I insure interns are empowered and involved in every aspect of events management and promotions, media relations, client presentations and social media. I never expect them to pay-to-play: I reimburse all and any expenses incurred, transportation and they are given all sorts of perks and samples as well as getting paid AND having access to my contacts, my templates and marketing collateral, and my brain! How much is that all worth? They are treated with respect and their hours are scheduled to accommodate classes or other part-time work to the detriment of my own needs. So….who’s the bad guy here? If interns do not step up and ask questions, offer their own input and opinions, use their initiative to contribute why are WE the bad guys? Sure there are lots of jerks out there who do take advantage of unpaid interns but it’s up to those interns to report the “abuse” to their colleges, or simply walk away. You are not indentured to these “mentors”, nor are you forcibly confined. Quit being such cry babies!! Get out there and create your own opportunities – you interview the companies or individuals offering prospective internships, not the other way around. This is your career, your education, your life so take responsibility.

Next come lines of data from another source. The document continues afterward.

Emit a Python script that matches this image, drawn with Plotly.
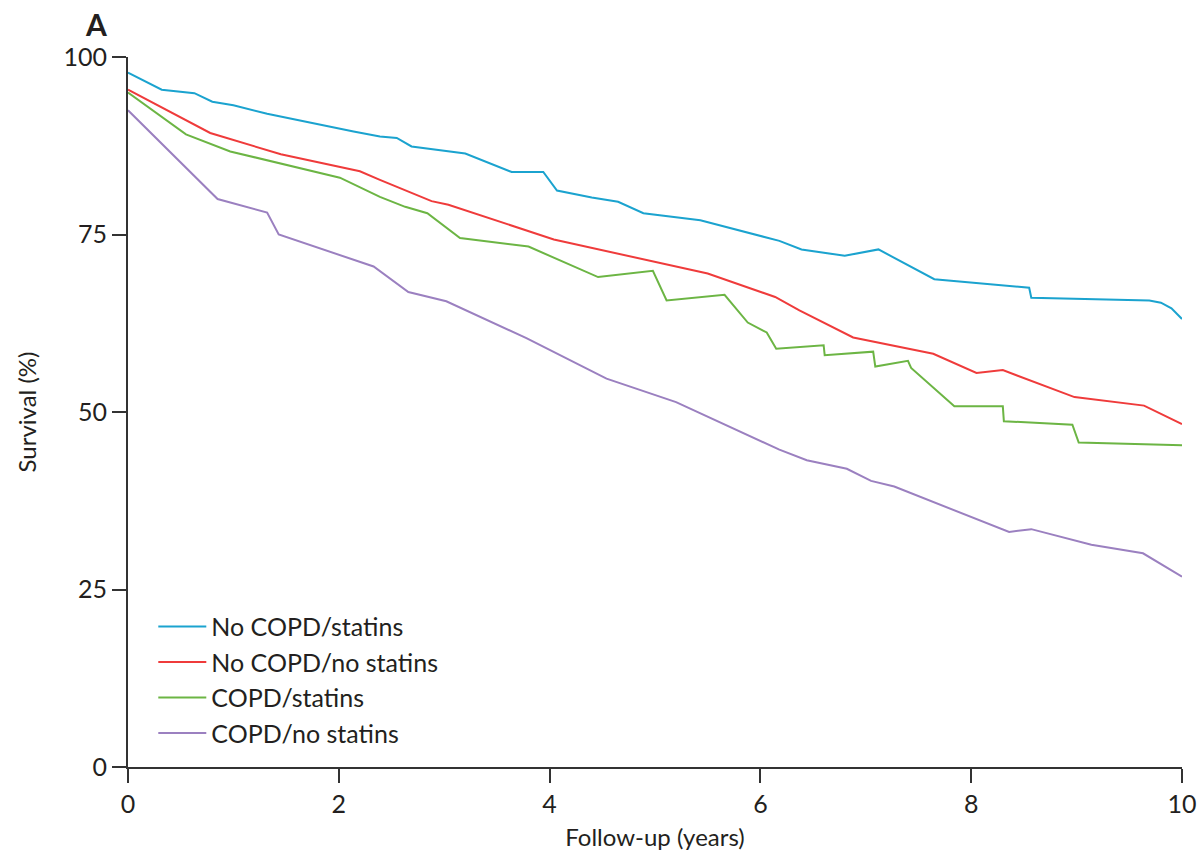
import plotly.graph_objects as go

# Follow-up (years) and survival (%)
nostat_nocopd_x = [0, 0.32, 0.63, 0.80, 1.0, 1.32, 2.14, 2.39, 2.55, 2.69, 3.2, 3.64, 3.94, 4.07, 4.40, 4.65, 4.89, 5.43, 6.18, 6.39, 6.80, 7.12, 7.65, 8.55, 8.57, 9.69, 9.80, 9.90, 10.0]
nostat_nocopd_y = [97.8, 95.4, 94.9, 93.7, 93.2, 92.0, 89.5, 88.8, 88.6, 87.4, 86.4, 83.8, 83.8, 81.2, 80.2, 79.6, 78.0, 77.0, 74.1, 72.9, 72.0, 72.9, 68.7, 67.5, 66.1, 65.7, 65.4, 64.6, 63.1]

nocopd_nostat_x = [0, 0.78, 1.45, 2.2, 2.39, 2.88, 3.04, 4.04, 5.5, 6.14, 6.37, 6.88, 7.64, 8.05, 8.30, 8.98, 9.64, 10.0]
nocopd_nostat_y = [95.4, 89.3, 86.3, 83.9, 82.7, 79.7, 79.2, 74.3, 69.5, 66.2, 64.3, 60.5, 58.2, 55.5, 55.9, 52.1, 50.9, 48.3]

copd_stat_x = [0, 0.55, 0.97, 2.01, 2.39, 2.63, 2.84, 3.15, 3.80, 4.46, 4.98, 5.11, 5.66, 5.88, 6.06, 6.15, 6.6, 6.61, 7.07, 7.09, 7.40, 7.43, 7.84, 8.30, 8.31, 8.96, 9.02, 10.0]
copd_stat_y = [95.0, 89.1, 86.7, 83.0, 80.3, 78.9, 78.0, 74.5, 73.3, 69.0, 69.9, 65.7, 66.5, 62.6, 61.2, 58.9, 59.4, 58.0, 58.5, 56.4, 57.2, 56.2, 50.8, 50.8, 48.7, 48.2, 45.7, 45.3]

copd_nostat_x = [0, 0.85, 1.32, 1.43, 2.33, 2.66, 3.02, 3.78, 4.54, 5.2, 6.18, 6.44, 6.82, 7.05, 7.27, 8.36, 8.57, 9.14, 9.63, 10.0]
copd_nostat_y = [92.5, 80.0, 78.1, 75.0, 70.5, 66.9, 65.6, 60.4, 54.7, 51.4, 44.7, 43.2, 42.0, 40.3, 39.5, 33.1, 33.5, 31.3, 30.1, 26.8]

series_names = ["No COPD/statins", "No COPD/no statins", "COPD/statins", "COPD/no statins"]
series_colors = ["#1ba3cf", "#ef3b3b", "#6cb544", "#9b80c0"]
x_ticks = [0, 2, 4, 6, 8, 10]
y_ticks = [0, 25, 50, 75, 100]

FONT = "Lato"
TXT = "#231f20"

fig = go.Figure()
data = [(nostat_nocopd_x, nostat_nocopd_y), (nocopd_nostat_x, nocopd_nostat_y),
        (copd_stat_x, copd_stat_y), (copd_nostat_x, copd_nostat_y)]
for (xs, ys), name, col in zip(data, series_names, series_colors):
    fig.add_trace(go.Scatter(x=xs, y=ys, mode="lines", name=name,
                             line=dict(color=col, width=2)))

axis_common = dict(showline=True, linecolor="#333333", linewidth=2, ticks="outside",
                   ticklen=14, tickwidth=2, tickcolor="#333333", showgrid=False, zeroline=False,
                   tickfont=dict(family=FONT, size=25, color=TXT))

fig.update_layout(
    width=1198, height=855,
    margin=dict(l=127.5, r=15.5, t=57.3, b=87.5, autoexpand=False),
    plot_bgcolor="white", paper_bgcolor="white",
    xaxis=dict(range=[0, 10], tickvals=x_ticks, ticktext=[str(v) for v in x_ticks],
               title=dict(text="Follow-up (years)", font=dict(family=FONT, size=24, color=TXT), standoff=12),
               **axis_common),
    yaxis=dict(range=[0, 100], tickvals=y_ticks, ticktext=[str(v) for v in y_ticks],
               title=dict(text="Survival (%)", font=dict(family=FONT, size=24, color=TXT), standoff=20),
               **axis_common),
    legend=dict(x=0.024, y=0.23, xanchor="left", yanchor="top", bgcolor="rgba(0,0,0,0)",
                font=dict(family=FONT, size=25, color=TXT), itemwidth=48),
    showlegend=True,
    annotations=[dict(text="<b>A</b>", xref="paper", yref="paper", x=-0.043, y=1.0, yshift=13,
                      xanchor="left", yanchor="bottom", showarrow=False,
                      font=dict(family=FONT, size=30, color=TXT))],
)

fig.write_html("out.html")
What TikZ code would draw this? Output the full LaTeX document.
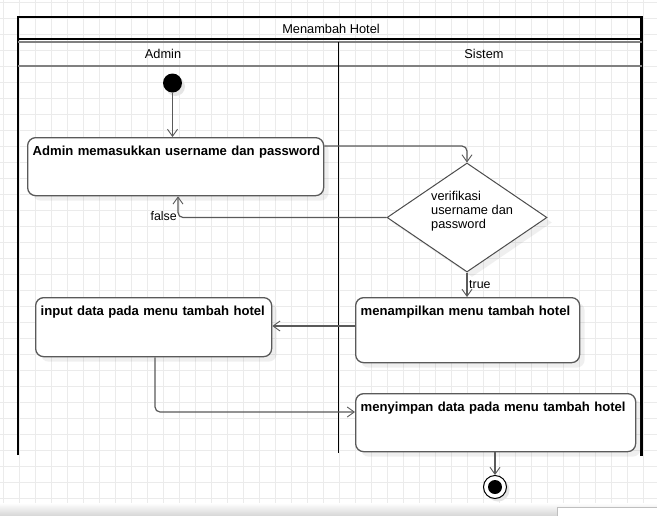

interns  Tough love? You betcha…but I’m fed up with continually investing time and energy in young people who do not respect or appreciate the amount of time being given them and knowledge imparted.  Stop wasting MY time.

I’d love to hear from other professionals and business owners who have gone thru the internship process – how do you mentor and help the neophytes? How have you benefited from intern assistance? What are your horror stories? And I’d love to hear from interns, too – what has been your experience and how did you survive inequitable situations or enjoy a fruitful and empowering relationship?